Once the modern reader understands, however, that Yahweh is using the most powerful rulers of the day, the Persian Kings, on his own terms to fulfill his gracious promises to Israel, the breathtaking sovereignty of God begins to come into clearer focus. Time and again, in Ezra-Nehemiah and also Esther, the politically powerless descendants of Israel receive blessing, protection, and restoration from God without the kinds of miracles familiar from the Pentateuch. Instead, Yahweh shows his mighty power by working behind the scenes to bring his good plans for his people to fruition.

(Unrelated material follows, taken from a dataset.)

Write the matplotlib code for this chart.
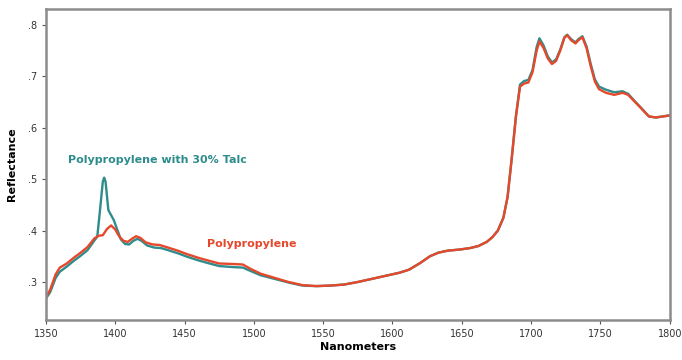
import numpy as np
import matplotlib.pyplot as plt
from matplotlib.ticker import FuncFormatter

# Polypropylene (red)
pp_nm = [1350, 1353, 1357, 1360, 1365, 1370, 1375, 1380, 1385, 1388, 1391, 1394, 1397,
         1400, 1403, 1406, 1409, 1412, 1415, 1418, 1422, 1427, 1432, 1438, 1445, 1452,
         1460, 1468, 1475, 1485, 1492, 1498, 1505, 1515, 1525, 1535, 1545, 1555, 1565,
         1575, 1585, 1595, 1605, 1612, 1620, 1627, 1633, 1640, 1648, 1656, 1662, 1668,
         1672, 1676, 1680, 1683, 1686, 1689, 1692, 1695, 1698, 1701, 1704, 1706, 1709,
         1712, 1715, 1718, 1721, 1724, 1726, 1729, 1732, 1734, 1737, 1740, 1743, 1746,
         1749, 1754, 1760, 1766, 1770, 1775, 1780, 1785, 1790, 1795, 1800]
pp_val = [0.270, 0.285, 0.315, 0.328, 0.336, 0.347, 0.357, 0.368, 0.385, 0.390, 0.391, 0.403, 0.410,
          0.402, 0.388, 0.380, 0.378, 0.384, 0.389, 0.386, 0.377, 0.373, 0.372, 0.367, 0.361, 0.354,
          0.347, 0.341, 0.336, 0.335, 0.334, 0.325, 0.316, 0.308, 0.300, 0.294, 0.292, 0.293, 0.295,
          0.300, 0.306, 0.312, 0.318, 0.324, 0.337, 0.350, 0.357, 0.361, 0.363, 0.366, 0.370, 0.378,
          0.387, 0.400, 0.425, 0.465, 0.540, 0.620, 0.680, 0.686, 0.688, 0.708, 0.750, 0.768, 0.755,
          0.735, 0.724, 0.730, 0.750, 0.775, 0.780, 0.770, 0.764, 0.770, 0.776, 0.755, 0.720, 0.690,
          0.675, 0.668, 0.664, 0.668, 0.664, 0.650, 0.636, 0.622, 0.620, 0.622, 0.624]

# Polypropylene with 30% Talc (teal)
talc_nm = [1350, 1353, 1357, 1360, 1365, 1370, 1375, 1380, 1385, 1387, 1389, 1391, 1392,
           1393, 1395, 1397, 1399, 1401, 1404, 1407, 1410, 1413, 1416, 1419, 1423, 1428,
           1433, 1438, 1445, 1452, 1460, 1468, 1475, 1485, 1492, 1498, 1505, 1515, 1525,
           1535, 1545, 1555, 1565, 1575, 1585, 1595, 1605, 1612, 1620, 1627, 1633, 1640,
           1648, 1656, 1662, 1668, 1672, 1676, 1680, 1683, 1686, 1689, 1692, 1695, 1698,
           1701, 1704, 1706, 1709, 1712, 1715, 1718, 1721, 1724, 1726, 1729, 1732, 1734,
           1737, 1740, 1743, 1746, 1749, 1754, 1760, 1766, 1770, 1775, 1780, 1785, 1790,
           1795, 1800]
talc_val = [0.268, 0.280, 0.308, 0.320, 0.330, 0.341, 0.351, 0.362, 0.381, 0.388, 0.440, 0.495, 0.503,
            0.495, 0.440, 0.430, 0.420, 0.405, 0.383, 0.374, 0.373, 0.380, 0.384, 0.380, 0.371, 0.367,
            0.366, 0.362, 0.356, 0.349, 0.342, 0.336, 0.331, 0.329, 0.328, 0.321, 0.313, 0.306, 0.299,
            0.293, 0.292, 0.293, 0.295, 0.300, 0.306, 0.312, 0.318, 0.324, 0.337, 0.350, 0.357, 0.361,
            0.363, 0.366, 0.370, 0.378, 0.387, 0.400, 0.425, 0.465, 0.540, 0.622, 0.684, 0.691, 0.693,
            0.712, 0.757, 0.774, 0.760, 0.739, 0.727, 0.733, 0.752, 0.776, 0.781, 0.772, 0.766, 0.772,
            0.778, 0.758, 0.724, 0.694, 0.680, 0.674, 0.669, 0.671, 0.666, 0.651, 0.637, 0.622, 0.620,
            0.622, 0.624]

x_ticks = [1350, 1400, 1450, 1500, 1550, 1600, 1650, 1700, 1750, 1800]
y_ticks = [0.3, 0.4, 0.5, 0.6, 0.7, 0.8]

teal = '#2f8c8c'
red = '#e5482b'

fig = plt.figure(figsize=(6.82, 3.6), dpi=100)
ax = fig.add_axes([0.0674, 0.111, 0.9146, 0.864])

ax.plot(talc_nm, talc_val, color=teal, lw=1.7)
ax.plot(pp_nm, pp_val, color=red, lw=1.7)

ax.set_xlim(1350, 1800)
ax.set_ylim(0.226, 0.831)
ax.set_xticks(x_ticks)
ax.set_yticks(y_ticks)
ax.yaxis.set_major_formatter(FuncFormatter(lambda v, p: ('%.1f' % v).lstrip('0')))

for s in ax.spines.values():
    s.set_color('#8c8c8c')
    s.set_linewidth(1.8)
ax.tick_params(axis='both', labelsize=7, colors='#555555', length=3, width=0.8,
               labelcolor='#333333')

ax.set_xlabel('Nanometers', fontsize=8, fontweight='bold', labelpad=2)
ax.set_ylabel('Reflectance', fontsize=8, fontweight='bold', labelpad=8)

ax.text(1366, 0.538, 'Polypropylene with 30% Talc', color=teal, fontsize=8,
        fontweight='bold', va='center', ha='left')
ax.text(1466, 0.373, 'Polypropylene', color=red, fontsize=8,
        fontweight='bold', va='center', ha='left')

fig.savefig('out.png', dpi=100)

God’s Judgment Upon Attackers

The book of Esther provides a different kind of example. Many readers are troubled that such a large number of people are killed by the Jews in chapter 9. Seventy-five thousand of their enemies are slain in the country and eight hundred more in the city of Susa. On one level this may seem an understandable response on the part of the Jews; they had been marked for destruction once Haman hoodwinked Ahasuerus to order it nine months earlier (3:8–15), and with the new permission given them to defend themselves, they were fighting for survival. But there is more to it than that.

Haman is first introduced in 3:1, as an Agagite. Agag was an Amalekite king (1 Sam. 15:8). The Amalekites first appear in Exod. 17:8–16, where they attack the traveling Israelites at Rephidim. They reappear in 1 Samuel 15, where Saul is instructed by God to destroy them completely, including livestock and goods, because they had opposed Israel as they came up from Egypt (vv. 2–3). Saul and his army kill most of the Amalekites, but they spare Agag the king, and they take the best of their animals as plunder (v. 9). Other Amalekites were apparently spared as well (cf. 1 Sam. 30:1; 1 Chron. 4:43). Because of his disobedience, Saul is ultimately rejected by God as king over Israel (v. 23).

In Esther, then, the Agagite label designates Haman as one of the Jews’ perpetual enemies (cf. 3:10). It is no surprise to the informed reader that he plots to annihilate the Jews. Furthermore, all those who plan to participate in the Jews’ demise at Haman’s instigation are also labeled the Jews’ enemies (8:13; 9:1, 5, 16, 22). It is as if the Israelites are about to be attacked by the “Amalekites” once again and on a grand scale.

However, the introduction of Mordecai in 2:5 is also significant. He is identified as a descendant of Kish, which makes him a member of the same family as Saul (1 Sam. 9:1–2). In the king’s name, he instructs the Jews to defend themselves against their aggressors (Est. 8:10–11). In effect, it is Saul vs. Agag, round two.

Against this background, the heavy casualties inflicted by the Jews have theological significance. They are seizing the opportunity to carry out God’s judgment against their attackers. This also explains why they are careful to avoid taking plunder (9:10, 15, 16). They are following the pattern laid out by God in 1 Samuel 15. The teaching that emerges from the text is that when God’s people faithfully obey him, they participate in the process of putting an end to ongoing evil.

Some of the message of the books of Ezra, Nehemiah, and Esther lies on the surface, but some of it can only be accessed with the help of historical background.


[1] The Stone Monument of Esarhaddon, in Daniel D. Luckenbill, Historical Records of Assyria from Sargon to the End, Vol. 2 (Chicago: University of Chicago Press, 1927), 242-44.